Cesenatico
In ricordo di Stefano Simoncelli, quando la poesia arriva prima della scienza
Il critico letterario Gianfranco Lauretano ricorda un viaggio con il poeta cesenaticense e i suoi discorsi sul "peso dell'anima"
Due o tre anni fa sono andato con Stefano Simoncelli (1950-2025) a Tredozio, a un festival di poesia. Siccome leggevamo nello stesso momento, mi ha chiesto un passaggio in auto. Mai come durante quel viaggio mi aveva parlato di sé, della sua vita, dei suoi incontri, dei suoi amori, di suo padre. E della morte.
Il peso dell’anima
A un certo punto mi disse che l’anima pesa 21 grammi. Era stato scientificamente provato, a sentir lui. Certi scienziati avevano pesato i moribondi prima e dopo il trapasso, provando che al momento della morte perdiamo 21 grammi e deducendo che quella è l’anima che se ne va dal corpo. Mi sa che ho sghignazzato, perché lui serio e brusco come spesso era mi ha detto: che cosa ridi, non sei tu che credi nella resurrezione Insomma mi ha rivelato che credeva nell’anima, in qualcosa di noi che è immortale (“un qualcosa c’è…”) e che sperava di incontrare così le persone amate nella sua vita, fossero i familiari, gli amici o i grandi poeti che aveva conosciuto fin da giovane.
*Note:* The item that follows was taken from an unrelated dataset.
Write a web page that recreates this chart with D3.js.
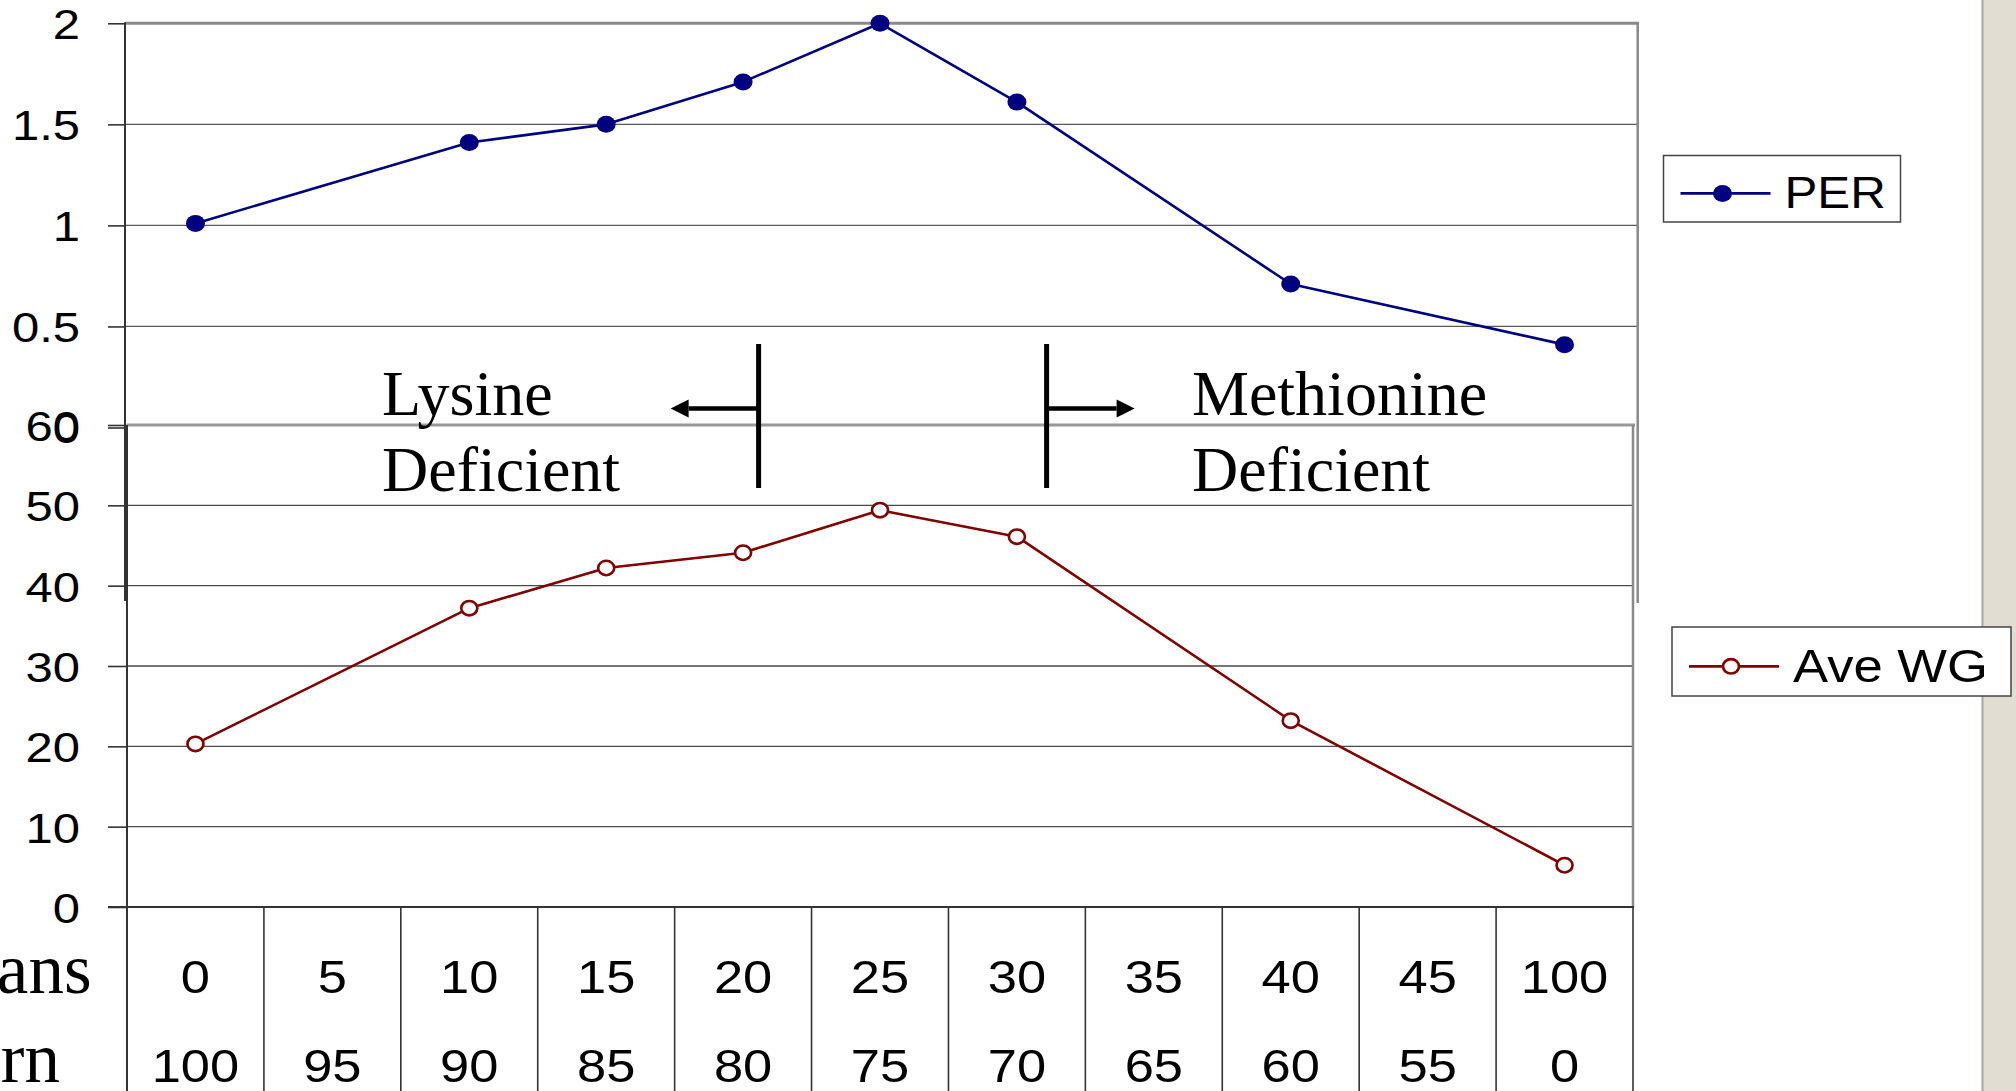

L’epoca d’oro delle riviste letterarie
Nato nel 1950, aveva fondato e curato a Cesenatico, assieme a Ferruccio Benzoni, Walter Valeri e Alessandro Casagrande, una rivista letteraria che si chiamava “Sul Porto” durata dieci anni, dal 1973 al 1983, epoca d’oro delle riviste letterarie: erano strumento per far conoscere la poesia dei giovani e incontrare i maestri. E infatti Stefano Simoncelli ha incontrato Franco Fortini, Pier Paolo Pasolini, Giovanni Giudici, Giovanni Raboni, Attilio Bertolucci, Giorgio Caproni e colui che riteneva il più grande, Vittorio Sereni. Insomma il fior fiore della poesia italiana del secondo Novecento.
Il poeta del ricordo
Un’antologia di poesie del gruppo cesenaticense fu accolta dalla prestigiosa casa editrice Guanda, mentre l’esordio in singolo è del 1989; poi per quindici anni più niente. Quando nel 2000 perse la mamma, la sorgente della poesia riprese a zampillare e non si fermò più, a partire dal primo libro della nuova, feconda stagione, uscito nel 2004, fino a toccare quasi le venti pubblicazioni, comprese le traduzioni in lingue straniere. Il tema principale della poesia di Stefano Simoncelli è il ricordo, il tempo che fugge via, il dialogo con le persone care che riappaiono in visione o in sogno. Le sue grandi ballate, che hanno spesso l’andamento dell’elegia, preferiscono le atmosfere notturne, i chiaroscuri, i punti di passaggio, e sono prevalentemente d’amore: amore dolente, nostalgico, che si rinnova a ogni pensiero e a ogni ricordo. La poesia è per questo nostro poeta (nostro davvero, come se fosse uno di noi, di casa) il bastione che si erge contro il tempo che passa e contro la morte. È il canto, è la poesia che permette di intravedere, nella nebbia notturna del mondo, lo spiraglio, forse la crepa di luce che ci immette alla presenza delle anime amate, nelle quali la nostra si può rispecchiare.
Il poeta arriva prima della scienza
Quella sera di qualche anno fa, tornato a casa, sono andato a controllare la faccenda dei 21 grammi. In effetti, all’inizio del Novecento, un medico americano, provò il bislacco esperimento di pesatura dei moribondi, deducendone il peso dell’anima. La comunità scientifica non riconosce l’esperimento, rubricandolo come una stramberia senza fondamento oggettivo. Ma ha ragione il poeta Simoncelli: ora che non c’è più, l’assenza della sua anima pesa, non solo grammi, pesa come un macigno. D’altronde Rimbaud l’aveva detto: la scienza è troppo lenta per me. Il poeta arriva prima, capisce meglio e più in profondità quello che la scienza riuscirà a provare dopo secoli.
Ciao anima leggera di Simoncelli. Grazie per la tua poesia, che oppone alla morte la dolorosa levità del tuo canto.